Pegada de carbono e desperdício
Além de tudo isso, para Visoni, “a produção agrícola nas cidades também minimiza a necessidade de transporte de alimentos a longas distâncias, reduzindo a pegada de carbono e o desperdício associado”.
Entretanto, na opinião de jornalista, sem o apoio do poder público, isso é difícil de ser feito. “É essencial que o poder público apoie o crescimento da agricultura nas áreas urbanas”, acredita.
Segundo ela, além de contribuir para a conservação de espaços públicos e reduzir a criminalidade, a agricultura urbana promove uma vida local mais vibrante e ajuda a conter o avanço descontrolado da mancha urbana, reduzindo a demanda por transporte.

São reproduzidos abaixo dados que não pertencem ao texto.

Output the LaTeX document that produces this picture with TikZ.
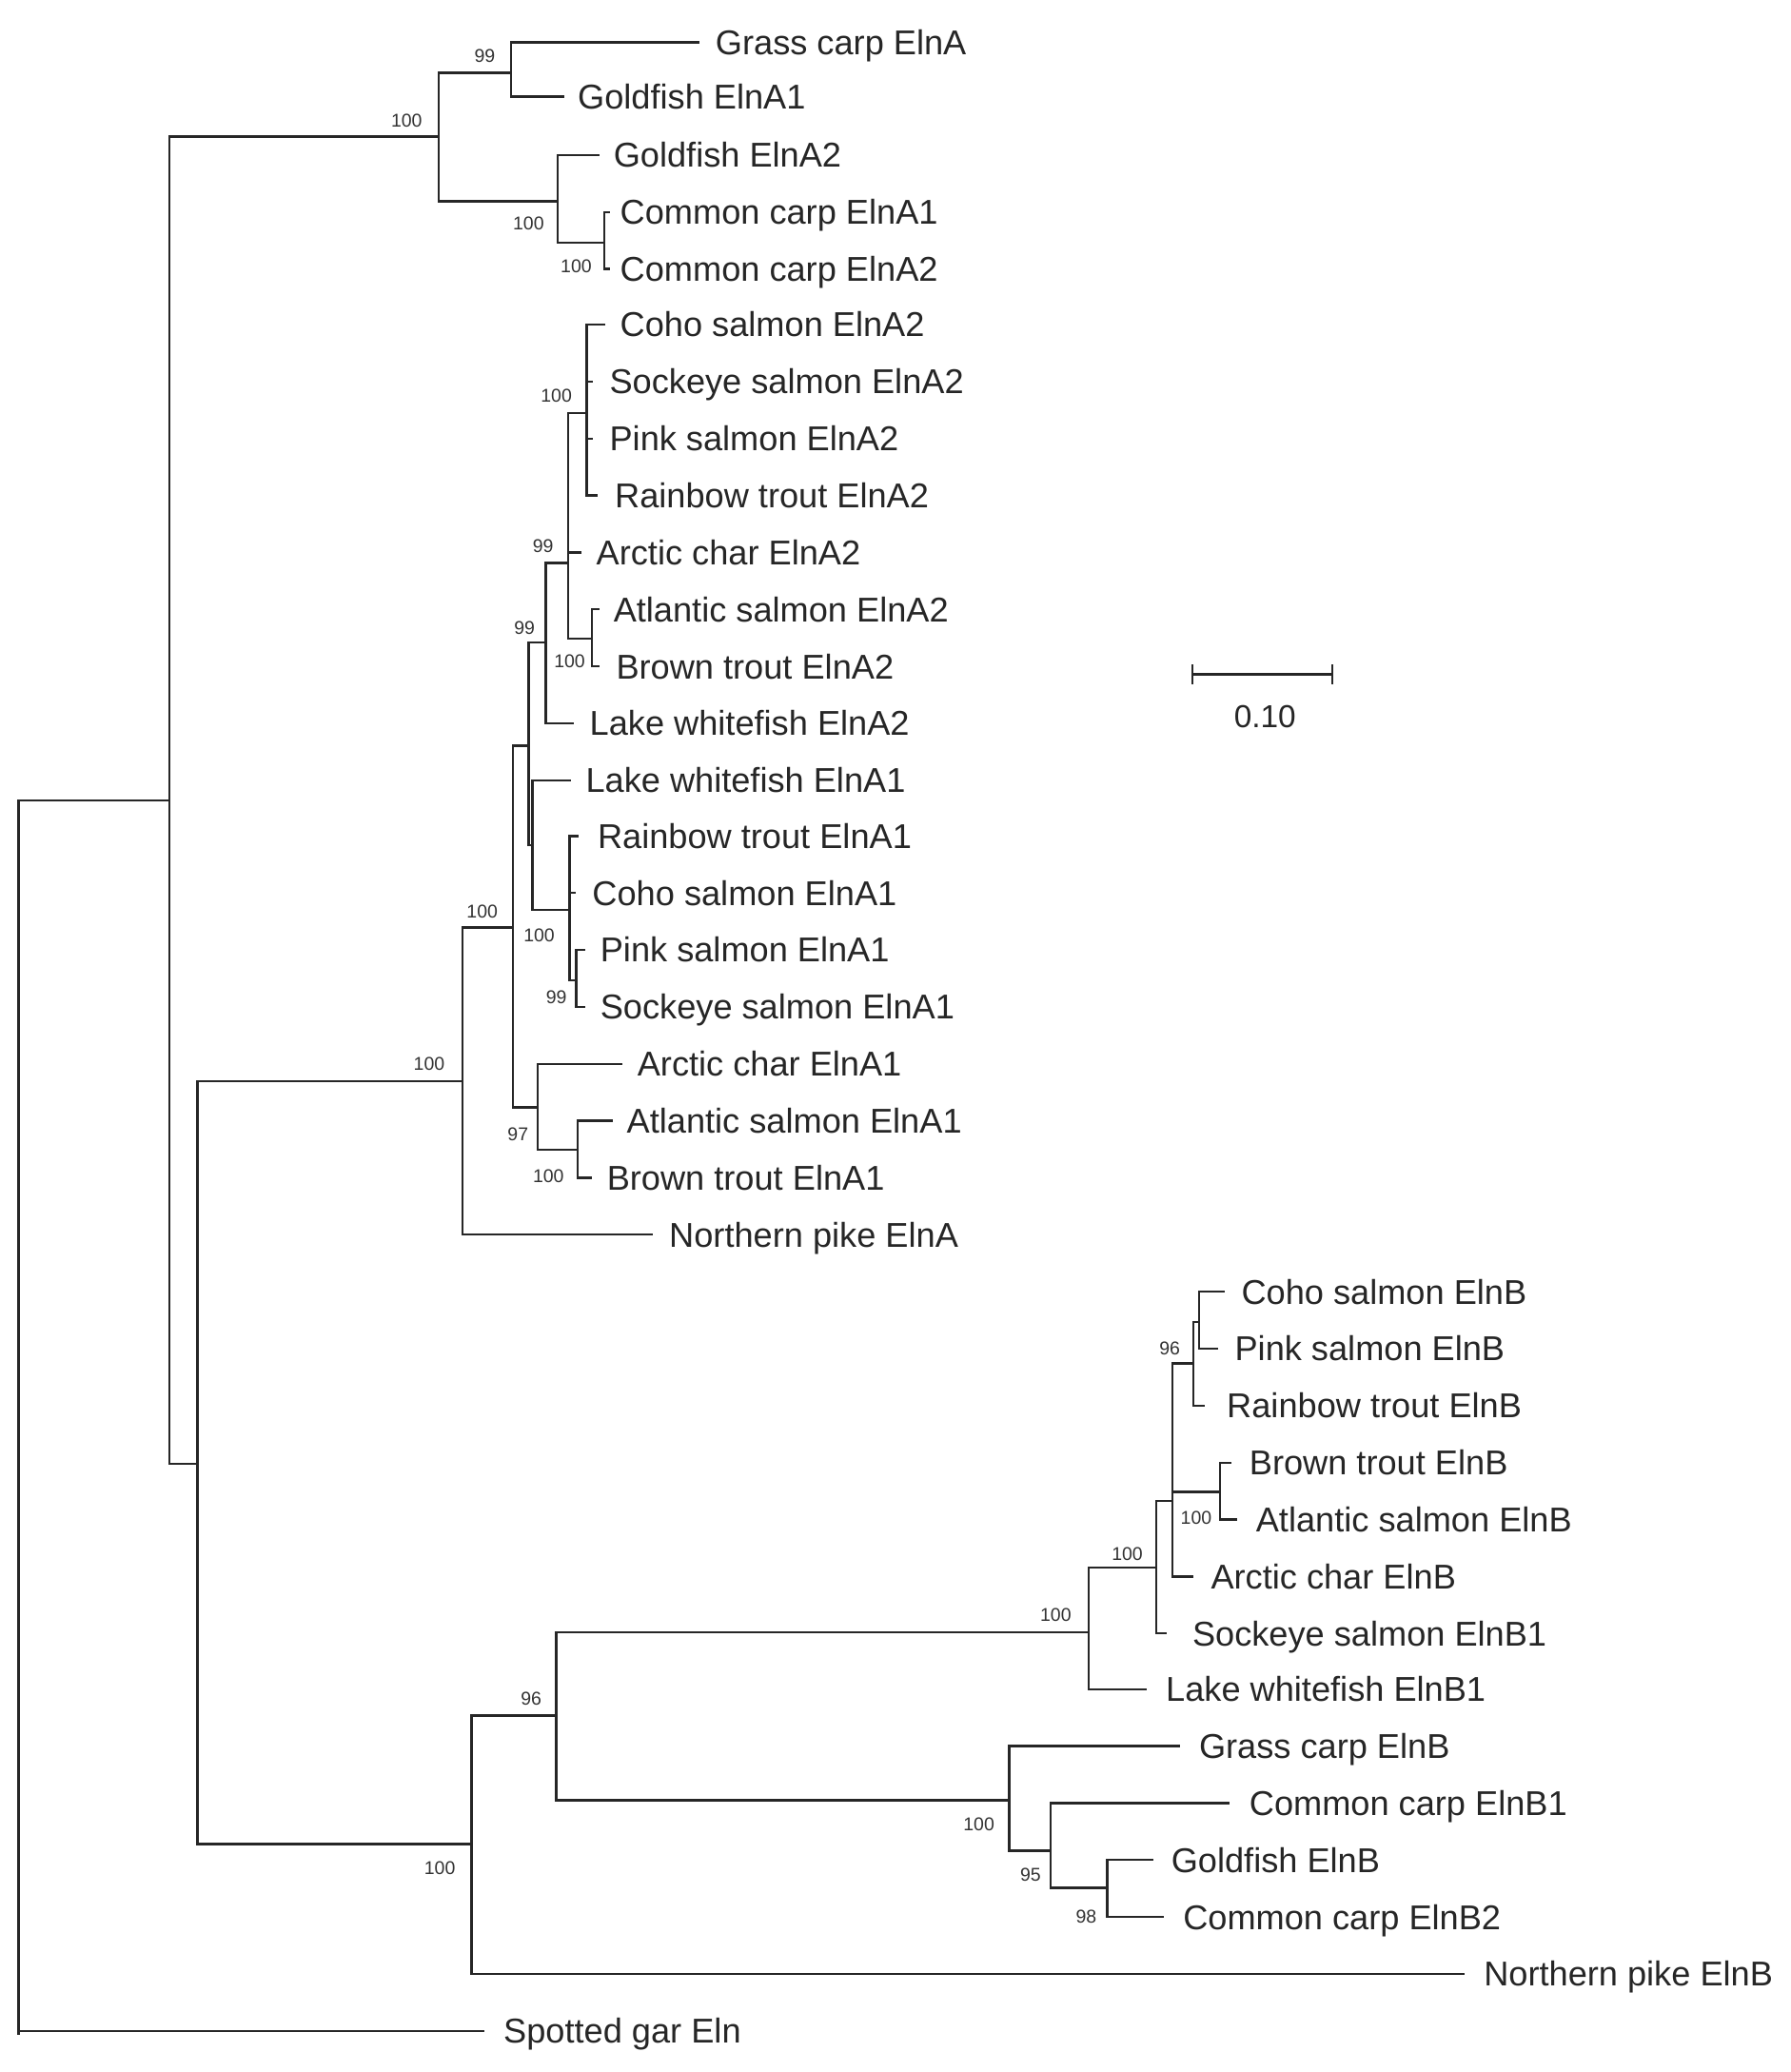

“A agricultura urbana não apenas nos coloca em contato direto com a origem dos alimentos, mas também se alinha perfeitamente com os princípios da economia circular, inclusive, no aspecto social e pessoal”, acredita a especialista.
Visoni reitera que a agricultura urbana pode gerar emprego e renda, promover o renascimento da vida comunitária, oferecer lazer gratuito e melhorar a saúde física e mental das pessoas. “E, também, proporciona uma educação ambiental prática e nutricional, fortalece a segurança alimentar, integra agricultores e consumidores, e valoriza os saberes tradicionais de cultivo”, reforça.
Para a fundadora da União de Hortas Comunitárias de São Paulo, em um momento de polarização social, “a agricultura urbana nos lembra da nossa interconexão com a natureza e a importância de reconstruir pontes entre as pessoas”, sublinha.
Circularidade nas casas e embalagens
Edson Grandisoli, professor e coordenador pedagógico do Movimento Circular destaca que, ao nos referirmos à economia circular na alimentação, não é possível deixar de mencionar a importância de reduzir o desperdício e repensar o ciclo de vida dos alimentos. “Isso inclui a maneira como lidamos com resíduos e embalagens”, afirma.
Em sua opinião, a busca por alimentos não embalados, ou que utilizem embalagens sustentáveis, em conjunto com a redução do desperdício são elementos-chave desta equação. “Ao olharmos para o nosso prato de comida, todos os dias, devemos celebrar. Ele é resultado do trabalho de dezenas, centenas de pessoas em parceria com o ambiente”, salienta.
Segundo o professor, conhecer melhor toda essa cadeia, da produção ao eventual descarte, deve nos fazer refletir sobre questões éticas relacionadas à disponibilidade, ao acesso e, ao mesmo tempo, a todo o desperdício que ainda existe”, comenta.
Para o especialista, a circularidade não se limita apenas à produção de alimentos, mas também ao que fazemos com as sobras de comida e embalagens após o consumo. “A adoção de práticas de ‘lixo zero’ em nossas casas e o apoio a iniciativas de reciclagem e reutilização de embalagens contribuem significativamente para a construção de uma economia mais circular e sustentável”, orienta.
“Podemos – e devemos – fazer melhores escolhas todos os dias. É um aprendizado permanente na direção de zerar a quantidade de resíduos que produzimos e garantir acesso a alimentação saudável e de qualidade para todos. Ou seja, uma alimentação circular enquanto garantia de qualidade ambiental e direito humano”, afirma Grandisoli.
Ele finaliza aconselhando que “vale a pena refletir sobre como nossas escolhas alimentares e práticas diárias podem desempenhar um papel fundamental na promoção da circularidade, tornando nossa relação com a comida mais saudável, sustentável e consciente”.